For individuals, a web profile can be a personal brand asset, enabling networking, job prospects, and consumer trust. For businesses and public figures, it serves as a corporate or institutional identity, coordinating communications, customer service, and stakeholder engagement. When discussing the web profile, references to privacy, data rights, and information governance are standard, with digital footprint and online identity serving as closely related concepts.
Components of a web profile
- Identity data: name, contact details, professional titles, affiliations, credentials, and verification marks.
- Content history: posts, comments, reviews, media uploads, and published articles.
- Behavioral signals: search queries, site interactions, device identifiers, and location data.
- Associative data: connections, memberships, endorsements, and network relationships.
- Governance artifacts: consent records, privacy choices, and data-portability options.
Together, these components create a narrative about competence, reliability, and alignment with particular communities or markets. Platforms and data brokers often aggregate and normalize these signals to produce a composite view used by employers, advertisers, and service providers. See data broker and algorithmic decision-making for more on how signals are processed.
Creation, curation, and maintenance
- Proactive creation: individuals curate professional and social presence to highlight qualifications, achievements, and interests.
- Content stewardship: regular reviews to remove outdated information, correct inaccuracies, and ensure alignment with current goals.
- Privacy hygiene: adjusting visibility settings, limiting sensitive data exposure, and understanding platform terms of service.
- Portability and ownership: the ability to export data or switch services with minimal disruption, supported by policies such as data portability rules and practices.
- Reputation management: responding to feedback, managing misperceptions, and reinforcing a consistent narrative across platforms.
A well-run web profile balances openness with privacy, enabling trustworthy interaction while protecting against misrepresentation or data misuse. See privacy and terms of service for the legal and practical frameworks that govern what can be shared and how it can be used.
Privacy, security, and control
Personal data protection is a central feature of the modern web profile. Key considerations include: - Consent and purpose limitation: data should be collected for explicit, legitimate purposes and not repurposed without consent. - Access and correction: individuals should be able to view, contest, and amend information about them. - Portability and interoperability: data should be portable across services to reduce lock-in and empower choice. - Security and breach response: robust safeguards and timely notification in case of breaches.
From a pragmatic, market-driven perspective, clear privacy controls and transparency about data use are essential for consumer trust and competitive integrity.
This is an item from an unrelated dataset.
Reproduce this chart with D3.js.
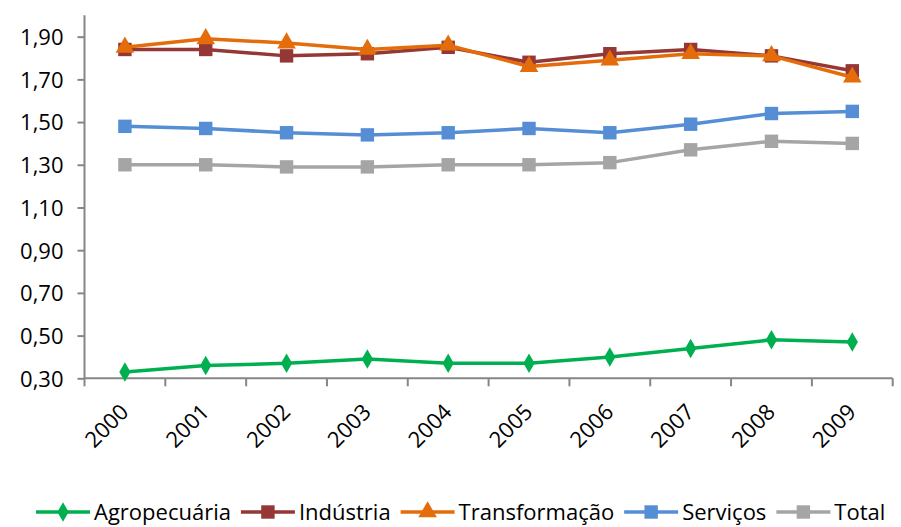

See privacy law, GDPR, and CCPA for comparative regulatory contexts.
Economic and social implications
Web profiles shape access to opportunities and information in a way that blends market incentives with social norms. On the one hand, accurate profiles can improve hiring decisions, reduce search costs for consumers, and enable personalized yet efficient experiences. On the other hand, there are concerns about how profiling interacts with competition, access to credit, and social influence. Proponents argue that data-driven profiles enhance efficiency and enable merit-based connections, while critics worry about gatekeeping, bias, and the potential for algorithmic amplification of past errors.
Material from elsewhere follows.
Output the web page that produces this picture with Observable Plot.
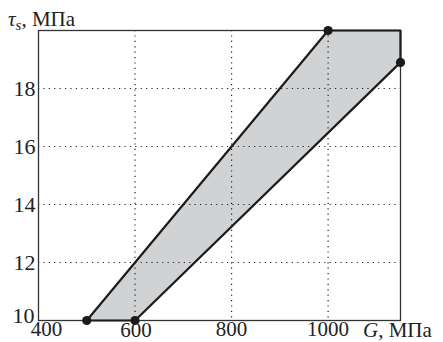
<!DOCTYPE html>
<html>
<head>
<meta charset="utf-8">
<script src="https://cdn.jsdelivr.net/npm/d3@7"></script>
<script src="https://cdn.jsdelivr.net/npm/@observablehq/plot@0.6"></script>
<style>
  html, body { margin: 0; padding: 0; background: #fff; }
  svg, svg text { font-family: "Liberation Serif", "DejaVu Serif", "Times New Roman", Times, serif !important; }
</style>
</head>
<body>
<div id="chart"></div>
<script>
// Region boundary (G, MPa ; tau_s, MPa)
const polyG = [500, 1000, 1150, 1150, 600, 500];
const polyTau = [10, 20, 20, 18.9, 10, 10];
// Marked vertices
const dotG = [500, 600, 1000, 1150];
const dotTau = [10, 10, 20, 18.9];
// Grid / ticks
const xGrid = [600, 800, 1000];
const yGrid = [12, 14, 16, 18];
const xTicks = [400, 600, 800, 1000];
const yTicks = [10, 12, 14, 16, 18];

const poly = polyG.map((g, i) => ({g, t: polyTau[i]}));
const dots = dotG.map((g, i) => ({g, t: dotTau[i]}));

const common = {fontSize: 22, fill: "#222"};
const commonX = {fontSize: 21, fill: "#222"};
const plot = Plot.plot({
  width: 443,
  height: 342,
  marginLeft: 38,
  marginRight: 43,
  marginTop: 30,
  marginBottom: 22,
  x: {domain: [400, 1150], axis: null},
  y: {domain: [10, 20], axis: null},
  style: "background: #fff; overflow: visible;",
  marks: [
    Plot.line(poly, {x: "g", y: "t", fill: "#d1d2d4", stroke: "none"}),
    Plot.ruleX(xGrid, {stroke: "#222", strokeWidth: 1.2, strokeDasharray: "1.2,4.2"}),
    Plot.ruleY(yGrid, {stroke: "#222", strokeWidth: 1.2, strokeDasharray: "1.2,4.2"}),
    Plot.frame({stroke: "#333", strokeWidth: 1.3}),
    Plot.line(poly, {x: "g", y: "t", stroke: "#1c1c1c", strokeWidth: 2.2, strokeLinejoin: "miter"}),
    Plot.dot(dots, {x: "g", y: "t", r: 4.6, fill: "#1a1a1a", stroke: "none"}),
    // y tick labels
    Plot.text(yTicks.filter(d => d !== 10), {x: () => 400, y: d => d, text: d => String(d), textAnchor: "end", dx: -3, ...common}),
    Plot.text(yTicks.filter(d => d === 10), {x: () => 400, y: d => d, text: d => String(d), textAnchor: "end", lineAnchor: "bottom", dx: -4, dy: 2, ...common}),
    // x tick labels
    Plot.text(xTicks.filter(d => d !== 400 && d !== 600), {x: d => d, y: () => 10, text: d => String(d), lineAnchor: "top", dy: 1, ...commonX}),
    Plot.text(xTicks.filter(d => d === 400), {x: d => d, y: () => 10, text: d => String(d), lineAnchor: "top", dx: 8, dy: 1, ...commonX}),
    Plot.text(xTicks.filter(d => d === 600), {x: d => d, y: () => 10, text: d => String(d), lineAnchor: "top", dx: 1, dy: 2, ...commonX})
  ]
});

const svg = d3.select(plot);
const sx = plot.scale("x"), sy = plot.scale("y");

// y axis label: τ_s, МПа
const yl = svg.append("text")
  .attr("x", sx.apply(400) - 30)
  .attr("y", sy.apply(20) - 4)
  .attr("text-anchor", "start")
  .attr("font-size", 21)
  .attr("fill", "#222");
yl.append("tspan").attr("font-style", "italic").text("τ");
yl.append("tspan").attr("font-style", "italic").attr("font-size", 15).attr("dy", 4).text("s");
yl.append("tspan").attr("dy", -4).text(", МПа");

// x axis label: G, МПа
const xl = svg.append("text")
  .attr("x", sx.apply(1150) - 37)
  .attr("y", sy.apply(10) + 17)
  .attr("text-anchor", "start")
  .attr("font-size", 21)
  .attr("fill", "#222");
xl.append("tspan").attr("font-style", "italic").text("G");
xl.append("tspan").text(", МПа");

document.getElementById("chart").appendChild(plot);
</script>
</body>
</html>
In the economic sphere, profiles inform risk assessment, insurance underwriting, and service eligibility. In the social sphere, they influence reputational capital and the ability to participate in communities or markets. The balance between enabling individual agency and preventing discriminatory or coercive outcomes is a persistent policy and ethics debate. See reputation and meritocracy for related concepts.
Governance, regulation, and platform power
Regulation surrounding web profiles tends to focus on privacy rights, data accuracy, and accountability for platform operators. Debates include: - What level of transparency about algorithms and data practices is appropriate, and who should bear the cost of disclosure. - How to prevent abuses such as misrepresentation, identity theft, or non-consensual data aggregation. - The proper balance between protecting privacy and preserving market innovation, including the ability of service providers to tailor experiences and reduce frictions for users. - The role of government versus voluntary, market-based solutions in ensuring fair access and competition.
Advocates of light-touch, outcome-focused regulation argue that clear rules on consent, data minimization, and data-portability safeguard consumer autonomy without stifling innovation. Critics warn that lax rules can lead to unchecked surveillance and unequal bargaining power between large platforms and individual users. See privacy law, data portability, and algorithmic accountability for related discussions.
Controversies and debates (from a practical, market-oriented perspective)
- Privacy vs. personalization: How much data should platforms be allowed to collect to improve services, and who should decide?
- Algorithmic bias and transparency: Should profiling algorithms be open to scrutiny, and who bears the burden of demonstrating fairness?
- Censorship and content moderation: How to balance free expression with the prevention of harassment, misinformation, and illegal activity without enabling arbitrary suppression of viewpoints?
- Data ownership: Do individuals own their online data, and should they be paid for its use by advertisers and platforms?
- Platform power and competition: Do large platforms have too much control over how web profiles are constructed and observed, and what remedies are appropriate to preserve competitive markets?
- Woke criticisms and merit-based evaluation: Critics argue that profile-based systems can be used to police norms or suppress dissent; proponents counter that transparent rules and due process protect fair treatment and that responsible profiling, when properly bounded, can reduce risk and improve accountability. The practical stance is to emphasize enforceable standards, robust consent, and objective criteria rather than administrative overreach or blanket prohibitions.
In this framing, controversies are analyzed in terms of trade-offs between individual agency, economic efficiency, and social stability. Proponents of a market-first approach tend to favor clear, simple rights for data portability, express consent, and transparent practices, while opponents may push for more expansive anti-discrimination protections or broader platform duties. See freedom of expression, privacy, and data portability for context.
Historical perspective
From the early days of the web, profiles often grew from simple account pages to complex representations tied to identity across networks. As data collection technologies advanced, profiles became more granular and capable of predictive inferences. The contemporary view emphasizes interoperability and user control, with ongoing discussions about how to align incentives so that profiles serve both individual opportunity and societal norms without undermining innovation or privacy.